The angels and demons of climate change

At the very least, the leaked emails in “Climategate” show that science is a very political affair.
Javier Cuadros | Dec 1 2009 | comment  

If temperatures were not already warm enough, the email leak from the University of East Anglia (UK) will make sure that the United Nations climate change summit in Copenhagen next week will be held in great weather.

In the unlikely event that you have not heard about “Climategate”, here is what happened. Hackers broke into servers at the University's Climate Research Unit (CRU), a key centre for the study of climate change and downloaded 13 years of private emails and documents. They posted them online on a blog called The Air Vent. The hackers explained: "We feel that climate science is, in the current situation, too important to be kept under wraps. We hereby release a random selection of correspondence, code and documents. Hopefully it will give some insight into the science and the people behind it."

Climate change supporters dismissed the revelations which emerged as bloggers trawled through 13 years of emails as a storm in a teacup. But sceptics regard them as a "smoking gun", evidence that some climatologists colluded in manipulating data to support their hypothesis that climate change is real and is being largely caused by the actions of mankind.

Some of the emails are, at the very least, embarrassing. In one of them, from Professor Phil Jones, the director of the CRU, to an American colleague, the death of a sceptic is described as "cheering news". In another he suggests that a "trick" was used to "hide the decline" in temperature. They even include fantasies of violence. An American wrote to Professor Jones: "Next time I see Pat Michaels [a climate sceptic] at a scientific meeting, I'll be tempted to beat the crap out of him. Very tempted."

The first point, on which everyone agrees, is that the action was illegal. Let the law take its course. However, this is irrelevant to the question debated. The debate is centred, or should be, on whether the science of Global Warming, alias Climate Change, has demonstrated beyond reasonable doubt that (1) there is a global warming of the planet and (2) it is caused by human activity.

My opinion is no, it hasn’t, as I have argued before in MercatorNet. It does not matter how many times the rhetoric about an overwhelming consensus is repeated. The consensus has been politically, not scientifically, generated. The statement of this consensus has the same value as, for example, that other famous statement that Iraq was piling up arms of mass destruction. It is part of a political campaign, not of an educational campaign.

The word campaign brings to mind the second point. The email hacking is obviously part of a campaign and the leak was timed to damage the meeting in Copenhagen. But again, the global warming case is also a campaign. The difference between the two is that one is sustained by the governments of some of the most powerful states in the world, the media and environmental groups, and has access to taxpayers' money, while the other is sustained by a group of diehards using their own money.
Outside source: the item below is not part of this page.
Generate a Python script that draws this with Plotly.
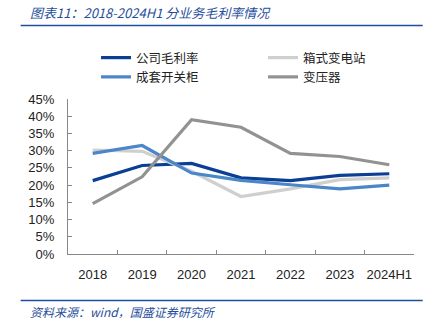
import plotly.graph_objects as go

categories = ["2018", "2019", "2020", "2021", "2022", "2023", "2024H1"]
company = [0.213, 0.257, 0.263, 0.221, 0.213, 0.228, 0.233]
box_sub = [0.302, 0.298, 0.240, 0.167, 0.189, 0.216, 0.221]
switchgear = [0.292, 0.315, 0.235, 0.214, 0.201, 0.189, 0.200]
transformer = [0.146, 0.224, 0.390, 0.368, 0.292, 0.283, 0.259]

names = ["公司毛利率", "箱式变电站", "成套开关柜", "变压器"]
series = [company, box_sub, switchgear, transformer]
colors = ["#0A3F93", "#CFCFCF", "#4A86C8", "#929292"]

fig = go.Figure()
for n, s, c in zip(names, series, colors):
    fig.add_trace(go.Scatter(x=categories, y=s, name=n, mode="lines",
                             line=dict(color=c, width=3.2)))

W, H = 442, 325
ml, mr, mt, mb = 68, 16, 99, 71
pw, ph = W - ml - mr, H - mt - mb

def px_x(x):
    return (x - ml) / pw

def px_y(y):
    return (H - mb - y) / ph

blue = "#1F4E9B"
fig.update_layout(
    width=W, height=H,
    margin=dict(l=ml, r=mr, t=mt, b=mb),
    paper_bgcolor="white", plot_bgcolor="white",
    font=dict(family="Liberation Sans, Arial", size=13, color="#222222"),
    showlegend=True,
    legend=dict(orientation="h", x=px_x(97), y=px_y(43), xanchor="left", yanchor="top",
                entrywidth=122, entrywidthmode="pixels",
                font=dict(family="Noto Sans CJK SC", size=12.5, color="#222222"),
                tracegroupgap=0, itemwidth=30, bgcolor="rgba(0,0,0,0)"),
    xaxis=dict(type="category", range=[-0.5, 6.5], tickson="boundaries",
               ticks="inside", ticklen=4, tickcolor="#888888", tickangle=0,
               showline=True, linecolor="#888888", linewidth=1,
               showgrid=False, zeroline=False, ticklabelstandoff=8,
               tickfont=dict(size=13, color="#222222")),
    yaxis=dict(range=[0, 0.45], dtick=0.05, tickformat=".0%",
               ticks="inside", ticklen=4, tickcolor="#888888",
               showline=True, linecolor="#888888", linewidth=1,
               showgrid=False, zeroline=False, ticklabelstandoff=10,
               tickfont=dict(size=13, color="#222222")),
)

fig.add_annotation(text="图表11：2018-2024H1 分业务毛利率情况", xref="paper", yref="paper",
                   x=px_x(27), y=px_y(12), xanchor="left", yanchor="middle", showarrow=False,
                   font=dict(family="Noto Sans CJK SC", size=13, color=blue, style="italic"))
fig.add_annotation(text="资料来源：wind，国盛证券研究所", xref="paper", yref="paper",
                   x=px_x(27), y=px_y(311), xanchor="left", yanchor="middle", showarrow=False,
                   font=dict(family="Noto Sans CJK SC", size=12, color=blue, style="italic"))

for yy in (25.5, 300.5):
    fig.add_shape(type="line", xref="paper", yref="paper",
                  x0=px_x(19), x1=px_x(435), y0=px_y(yy), y1=px_y(yy),
                  line=dict(color=blue, width=1.5))

fig.write_html("out.html")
The third and central point is that there is a hint of foul play that may have been exposed. The foul play, if it did happen, may have a tremendous effect in the lives of millions of peoples around the world and for generations to come. Isn’t it common sense to call for an investigation? Isn’t it even ethically demanded? The official reaction to such an enquiry is pitifully suspicious. It also lacks logic.

Somebody is accusing a group of people of tinkering with scientific data in order to produce a certain desired result, and of not wanting to make these data available because this could reveal the tinkering. In response, this group of people answers that there is nothing to discuss on the whole issue because their data have proven the truth of their results. This is basically the content of the official response to the alleged leak. Can the reader spot the gap in the logic?

Unwillingness to share data and methods of analysis by certain scientists supporting the man-made global warming interpretation has been mentioned before. Nigel Lawson provides examples with names, dates and the specific issues in his book An Appeal to Reason: A Cool Look at Global Warming.

Finally, some of the official answers to the email leak argue that the implicated scientists have published their studies in peer-reviewed scientific journals, and this makes it virtually impossible to assert that they tinkered with their data.

I cannot help but smile at such an argument. Scientists, both authors and reviewers, as well as the editors of scientific journals, are human. They have their share in our common lot of error, taste for success, fear of peer pressure and interest in financial resources. A very recent case is an example of how scientific peer-review can be fooled. Jan Hendrik Schön, a physicist working at the Bell Labs in the USA, published a long string of articles during the 1990s and 2000s in Science (one of the two most prestigious scientific journals in the world) with results that he fabricated. He did it single-handed and it took years to expose him.

Science is difficult. It relies on a multitude of data, assumptions, simplifications and interpretations that try to make sense of the facts. Any cutting-edge science worthy of being considered for publication deals with opinion as much as with fact, precisely because it is trying to break new ground. Climate science is the epitome of this complexity, as it deals with the planet globally and the innumerable processes going on in the atmosphere, oceans and lithosphere in a mutual feed-back loop. Yes, there is a very substantial possibility that a great number of papers on the matter have substantial limitations that will be identified in the future. Some of them may even have intentional errors.

The genuineness of the leaked emails should be investigated. Let us see whether these angels of climate change are completely pure and whether some demons of denying have some goodness in them -- as they may be actually interested in the truth of the case.

Javier Cuadros is a scientist and works in London, UK.